▶ _Dataset excerpt_
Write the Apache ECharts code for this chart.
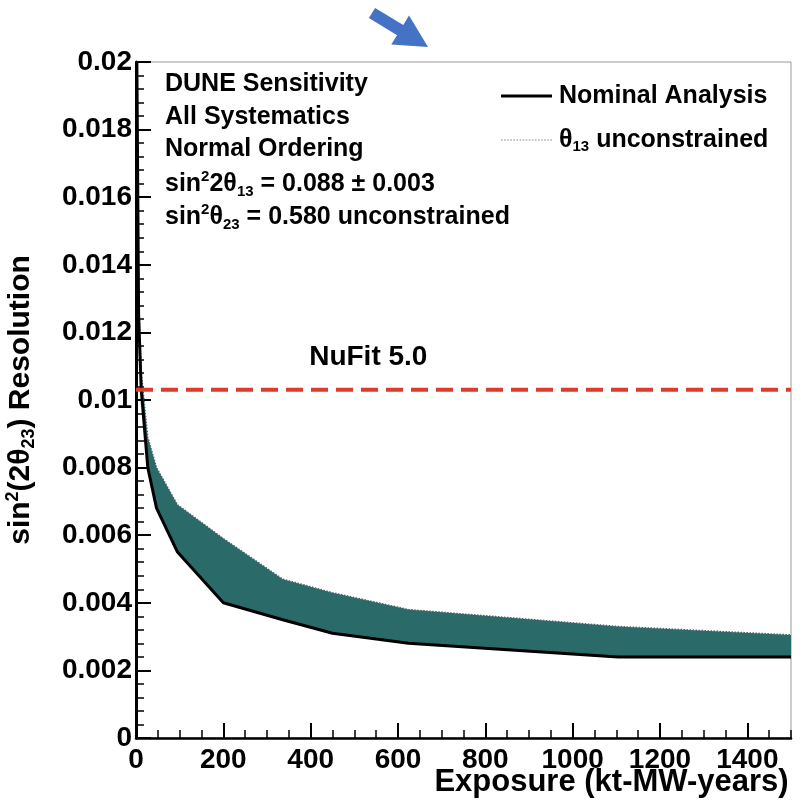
<!DOCTYPE html>
<html><head><meta charset="utf-8">
<script src="https://cdn.jsdelivr.net/npm/echarts@6/dist/echarts.min.js"></script>
<style>html,body{margin:0;padding:0;background:#fff}#c{width:805px;height:808px}</style>
</head><body><div id="c"></div>
<script>
// ---- data ----
const exposure      = [2, 6, 12, 27, 47, 95, 200, 336, 450, 624, 1104, 1500];
const nominal       = [0.0200, 0.0125, 0.0103, 0.0080, 0.0068, 0.0055, 0.0040, 0.0035, 0.0031, 0.0028, 0.0024, 0.0024];
const unconstrained = [0.0200, 0.0132, 0.0108, 0.0089, 0.0080, 0.0069, 0.0059, 0.0047, 0.0043, 0.0038, 0.0033, 0.00305];
const nufitValue = 0.0103;
const nufitLabelAt = [532, 0.01127];
const xTickLabels = ['0', '200', '400', '600', '800', '1000', '1200', '1400'];
const yTickLabels = ['0', '0.002', '0.004', '0.006', '0.008', '0.01', '0.012', '0.014', '0.016', '0.018', '0.02'];
const infoLines = [
  'DUNE Sensitivity',
  'All Systematics',
  'Normal Ordering',
  '{t|sin}{sup|2}{t|2θ}{sub|13}{t| = 0.088 ± 0.003}',
  '{t|sin}{sup|2}{t|θ}{sub|23}{t| = 0.580 unconstrained}'
];

const FONT = "'Liberation Sans', Arial, Helvetica, sans-serif";
const chart = echarts.init(document.getElementById('c'), null, {renderer: 'canvas'});

const richTxt = {
  t:   {fontFamily: FONT, fontWeight: 'bold', fontSize: 25, color: '#000', lineHeight: 30},
  sup: {fontFamily: FONT, fontWeight: 'bold', fontSize: 15, color: '#000', verticalAlign: 'top', lineHeight: 30},
  sub: {fontFamily: FONT, fontWeight: 'bold', fontSize: 15, color: '#000', verticalAlign: 'bottom', lineHeight: 30}
};

const graphics = infoLines.map((s, i) => ({
  type: 'text', left: 165, top: 72 + i * 32.5, z: 20,
  style: {text: s, font: 'bold 25px ' + FONT, fill: '#000', rich: richTxt}
}));
// blue arrow above the chart
graphics.push({
  type: 'polygon', z: 20,
  shape: {points: [[375.1,7.9],[403.3,25.0],[409.0,15.6],[428,47],[391.2,44.6],[397.1,35.2],[368.9,18.1]]},
  style: {fill: '#4472c4'}
});

// dotted legend sample
let dotPath = 'path://';
for (let i = 0; i < 17; i++) dotPath += 'M' + (i * 3) + ',0h1.6v1h-1.6z';

const axisFont = {fontFamily: FONT, fontWeight: 'bold', fontSize: 28, color: '#000'};

chart.setOption({
  animation: false,
  backgroundColor: '#fff',
  grid: {left: 136, right: 14, top: 62, bottom: 70, show: true, borderColor: '#999', borderWidth: 1,
         containLabel: false, outerBoundsMode: 'none'},
  legend: {
    data: [
      {name: 'Nominal Analysis', icon: 'rect', itemStyle: {color: '#000'}},
      {name: 'θ13 unconstrained', icon: dotPath, itemStyle: {color: '#8a8a8a'}}
    ],
    orient: 'vertical', left: 496, top: 77, itemWidth: 51, itemHeight: 3, itemGap: 16,
    textStyle: {fontFamily: FONT, fontWeight: 'bold', fontSize: 25, color: '#000', padding: [0,0,0,2], lineHeight: 28,
      rich: {t: {fontFamily: FONT, fontWeight: 'bold', fontSize: 25, color: '#000', lineHeight: 28},
             s: {fontFamily: FONT, fontWeight: 'bold', fontSize: 15, color: '#000', verticalAlign: 'bottom', lineHeight: 28}}},
    formatter: n => n === 'θ13 unconstrained' ? '{t|θ}{s|13}{t| unconstrained}' : n
  },
  xAxis: [{
    type: 'value', min: 0, max: 1500, interval: 200, position: 'bottom',
    axisLine: {show: true, onZero: false, lineStyle: {color: '#000', width: 2.5}},
    axisTick: {show: true, inside: true, length: 15, lineStyle: {color: '#000', width: 2}},
    axisLabel: Object.assign({margin: 8, showMaxLabel: false,
      formatter: v => { const s = String(Math.round(v)); return xTickLabels.includes(s) ? s : ''; }}, axisFont),
    splitLine: {show: false},
    name: 'Exposure (kt-MW-years)', nameLocation: 'middle', nameGap: 29, nameMoveOverlap: false,
    nameTextStyle: {fontFamily: FONT, fontWeight: 'bold', fontSize: 31, color: '#000', padding: [0, 0, 0, 296]}
  }, {
    type: 'value', min: 0, max: 1500, interval: 50, position: 'bottom',
    axisLine: {show: false}, axisLabel: {show: false}, splitLine: {show: false},
    axisTick: {show: true, inside: true, length: 8, lineStyle: {color: '#000', width: 1.5}}
  }],
  yAxis: {
    type: 'value', min: 0, max: 0.02, interval: 0.002,
    axisLine: {show: true, onZero: false, lineStyle: {color: '#000', width: 3}},
    axisTick: {show: true, inside: true, length: 15, lineStyle: {color: '#000', width: 2}},
    minorTick: {show: true, splitNumber: 5, length: 8, lineStyle: {color: '#000', width: 1.5}},
    axisLabel: Object.assign({margin: 4,
      formatter: v => { const s = String(+v.toFixed(4)); return yTickLabels.includes(s) ? s : ''; }}, axisFont),
    splitLine: {show: false},
    name: '{n|sin}{sup|2}{n|(2θ}{sub|23}{n|) Resolution}', nameLocation: 'middle', nameRotate: 90, nameGap: 98,
    nameMoveOverlap: false,
    nameTextStyle: {rich: {
      n:   {fontFamily: FONT, fontWeight: 'bold', fontSize: 30, color: '#000', lineHeight: 34},
      sup: {fontFamily: FONT, fontWeight: 'bold', fontSize: 18, color: '#000', verticalAlign: 'top', lineHeight: 34},
      sub: {fontFamily: FONT, fontWeight: 'bold', fontSize: 18, color: '#000', verticalAlign: 'bottom', lineHeight: 34}
    }}
  },
  series: [{
    type: 'custom', name: 'band', silent: true, z: 2, clip: true,
    data: [[exposure[0], nominal[0]]],
    renderItem: (params, api) => {
      const pts = [];
      exposure.forEach((x, i) => pts.push(api.coord([x, nominal[i]])));
      for (let i = exposure.length - 1; i >= 0; i--) pts.push(api.coord([exposure[i], unconstrained[i]]));
      return {type: 'polygon', shape: {points: pts}, style: {fill: '#2a6a68', stroke: null}};
    }
  }, {
    type: 'line', name: 'θ13 unconstrained', z: 4, symbol: 'none', silent: true,
    data: exposure.map((x, i) => [x, unconstrained[i]]),
    lineStyle: {color: '#4a6464', width: 1.5, type: 'dotted'}, itemStyle: {color: '#4a6464'}
  }, {
    type: 'line', name: 'Nominal Analysis', z: 5, symbol: 'none', silent: true,
    data: exposure.map((x, i) => [x, nominal[i]]),
    lineStyle: {color: '#000', width: 3}, itemStyle: {color: '#000'}
  }, {
    type: 'line', name: 'NuFit 5.0', z: 6, symbol: 'none', silent: true,
    data: [[0, nufitValue], [1500, nufitValue]],
    lineStyle: {color: '#e03a2c', width: 4, type: [17, 8]},
    markPoint: {
      symbol: 'circle', symbolSize: 0, silent: true,
      data: [{coord: nufitLabelAt}],
      label: {show: true, position: 'inside', formatter: 'NuFit 5.0', fontFamily: FONT, fontWeight: 'bold', fontSize: 28, color: '#000'}
    }
  }],
  graphic: graphics
});
</script></body></html>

▶ _Task prompt_
Exclude every picture and copy the remaining data exactly.

▶ _The reply_
Write the Apache ECharts code for this chart.
<!DOCTYPE html>
<html><head><meta charset="utf-8">
<script src="https://cdn.jsdelivr.net/npm/echarts@6/dist/echarts.min.js"></script>
<style>html,body{margin:0;padding:0;background:#fff}#c{width:805px;height:808px}</style>
</head><body><div id="c"></div>
<script>
// ---- data ----
const exposure      = [2, 6, 12, 27, 47, 95, 200, 336, 450, 624, 1104, 1500];
const nominal       = [0.0200, 0.0125, 0.0103, 0.0080, 0.0068, 0.0055, 0.0040, 0.0035, 0.0031, 0.0028, 0.0024, 0.0024];
const unconstrained = [0.0200, 0.0132, 0.0108, 0.0089, 0.0080, 0.0069, 0.0059, 0.0047, 0.0043, 0.0038, 0.0033, 0.00305];
const nufitValue = 0.0103;
const nufitLabelAt = [532, 0.01127];
const xTickLabels = ['0', '200', '400', '600', '800', '1000', '1200', '1400'];
const yTickLabels = ['0', '0.002', '0.004', '0.006', '0.008', '0.01', '0.012', '0.014', '0.016', '0.018', '0.02'];
const infoLines = [
  'DUNE Sensitivity',
  'All Systematics',
  'Normal Ordering',
  '{t|sin}{sup|2}{t|2θ}{sub|13}{t| = 0.088 ± 0.003}',
  '{t|sin}{sup|2}{t|θ}{sub|23}{t| = 0.580 unconstrained}'
];

const FONT = "'Liberation Sans', Arial, Helvetica, sans-serif";
const chart = echarts.init(document.getElementById('c'), null, {renderer: 'canvas'});

const richTxt = {
  t:   {fontFamily: FONT, fontWeight: 'bold', fontSize: 25, color: '#000', lineHeight: 30},
  sup: {fontFamily: FONT, fontWeight: 'bold', fontSize: 15, color: '#000', verticalAlign: 'top', lineHeight: 30},
  sub: {fontFamily: FONT, fontWeight: 'bold', fontSize: 15, color: '#000', verticalAlign: 'bottom', lineHeight: 30}
};

const graphics = infoLines.map((s, i) => ({
  type: 'text', left: 165, top: 72 + i * 32.5, z: 20,
  style: {text: s, font: 'bold 25px ' + FONT, fill: '#000', rich: richTxt}
}));
// blue arrow above the chart
graphics.push({
  type: 'polygon', z: 20,
  shape: {points: [[375.1,7.9],[403.3,25.0],[409.0,15.6],[428,47],[391.2,44.6],[397.1,35.2],[368.9,18.1]]},
  style: {fill: '#4472c4'}
});

// dotted legend sample
let dotPath = 'path://';
for (let i = 0; i < 17; i++) dotPath += 'M' + (i * 3) + ',0h1.6v1h-1.6z';

const axisFont = {fontFamily: FONT, fontWeight: 'bold', fontSize: 28, color: '#000'};

chart.setOption({
  animation: false,
  backgroundColor: '#fff',
  grid: {left: 136, right: 14, top: 62, bottom: 70, show: true, borderColor: '#999', borderWidth: 1,
         containLabel: false, outerBoundsMode: 'none'},
  legend: {
    data: [
      {name: 'Nominal Analysis', icon: 'rect', itemStyle: {color: '#000'}},
      {name: 'θ13 unconstrained', icon: dotPath, itemStyle: {color: '#8a8a8a'}}
    ],
    orient: 'vertical', left: 496, top: 77, itemWidth: 51, itemHeight: 3, itemGap: 16,
    textStyle: {fontFamily: FONT, fontWeight: 'bold', fontSize: 25, color: '#000', padding: [0,0,0,2], lineHeight: 28,
      rich: {t: {fontFamily: FONT, fontWeight: 'bold', fontSize: 25, color: '#000', lineHeight: 28},
             s: {fontFamily: FONT, fontWeight: 'bold', fontSize: 15, color: '#000', verticalAlign: 'bottom', lineHeight: 28}}},
    formatter: n => n === 'θ13 unconstrained' ? '{t|θ}{s|13}{t| unconstrained}' : n
  },
  xAxis: [{
    type: 'value', min: 0, max: 1500, interval: 200, position: 'bottom',
    axisLine: {show: true, onZero: false, lineStyle: {color: '#000', width: 2.5}},
    axisTick: {show: true, inside: true, length: 15, lineStyle: {color: '#000', width: 2}},
    axisLabel: Object.assign({margin: 8, showMaxLabel: false,
      formatter: v => { const s = String(Math.round(v)); return xTickLabels.includes(s) ? s : ''; }}, axisFont),
    splitLine: {show: false},
    name: 'Exposure (kt-MW-years)', nameLocation: 'middle', nameGap: 29, nameMoveOverlap: false,
    nameTextStyle: {fontFamily: FONT, fontWeight: 'bold', fontSize: 31, color: '#000', padding: [0, 0, 0, 296]}
  }, {
    type: 'value', min: 0, max: 1500, interval: 50, position: 'bottom',
    axisLine: {show: false}, axisLabel: {show: false}, splitLine: {show: false},
    axisTick: {show: true, inside: true, length: 8, lineStyle: {color: '#000', width: 1.5}}
  }],
  yAxis: {
    type: 'value', min: 0, max: 0.02, interval: 0.002,
    axisLine: {show: true, onZero: false, lineStyle: {color: '#000', width: 3}},
    axisTick: {show: true, inside: true, length: 15, lineStyle: {color: '#000', width: 2}},
    minorTick: {show: true, splitNumber: 5, length: 8, lineStyle: {color: '#000', width: 1.5}},
    axisLabel: Object.assign({margin: 4,
      formatter: v => { const s = String(+v.toFixed(4)); return yTickLabels.includes(s) ? s : ''; }}, axisFont),
    splitLine: {show: false},
    name: '{n|sin}{sup|2}{n|(2θ}{sub|23}{n|) Resolution}', nameLocation: 'middle', nameRotate: 90, nameGap: 98,
    nameMoveOverlap: false,
    nameTextStyle: {rich: {
      n:   {fontFamily: FONT, fontWeight: 'bold', fontSize: 30, color: '#000', lineHeight: 34},
      sup: {fontFamily: FONT, fontWeight: 'bold', fontSize: 18, color: '#000', verticalAlign: 'top', lineHeight: 34},
      sub: {fontFamily: FONT, fontWeight: 'bold', fontSize: 18, color: '#000', verticalAlign: 'bottom', lineHeight: 34}
    }}
  },
  series: [{
    type: 'custom', name: 'band', silent: true, z: 2, clip: true,
    data: [[exposure[0], nominal[0]]],
    renderItem: (params, api) => {
      const pts = [];
      exposure.forEach((x, i) => pts.push(api.coord([x, nominal[i]])));
      for (let i = exposure.length - 1; i >= 0; i--) pts.push(api.coord([exposure[i], unconstrained[i]]));
      return {type: 'polygon', shape: {points: pts}, style: {fill: '#2a6a68', stroke: null}};
    }
  }, {
    type: 'line', name: 'θ13 unconstrained', z: 4, symbol: 'none', silent: true,
    data: exposure.map((x, i) => [x, unconstrained[i]]),
    lineStyle: {color: '#4a6464', width: 1.5, type: 'dotted'}, itemStyle: {color: '#4a6464'}
  }, {
    type: 'line', name: 'Nominal Analysis', z: 5, symbol: 'none', silent: true,
    data: exposure.map((x, i) => [x, nominal[i]]),
    lineStyle: {color: '#000', width: 3}, itemStyle: {color: '#000'}
  }, {
    type: 'line', name: 'NuFit 5.0', z: 6, symbol: 'none', silent: true,
    data: [[0, nufitValue], [1500, nufitValue]],
    lineStyle: {color: '#e03a2c', width: 4, type: [17, 8]},
    markPoint: {
      symbol: 'circle', symbolSize: 0, silent: true,
      data: [{coord: nufitLabelAt}],
      label: {show: true, position: 'inside', formatter: 'NuFit 5.0', fontFamily: FONT, fontWeight: 'bold', fontSize: 28, color: '#000'}
    }
  }],
  graphic: graphics
});
</script></body></html>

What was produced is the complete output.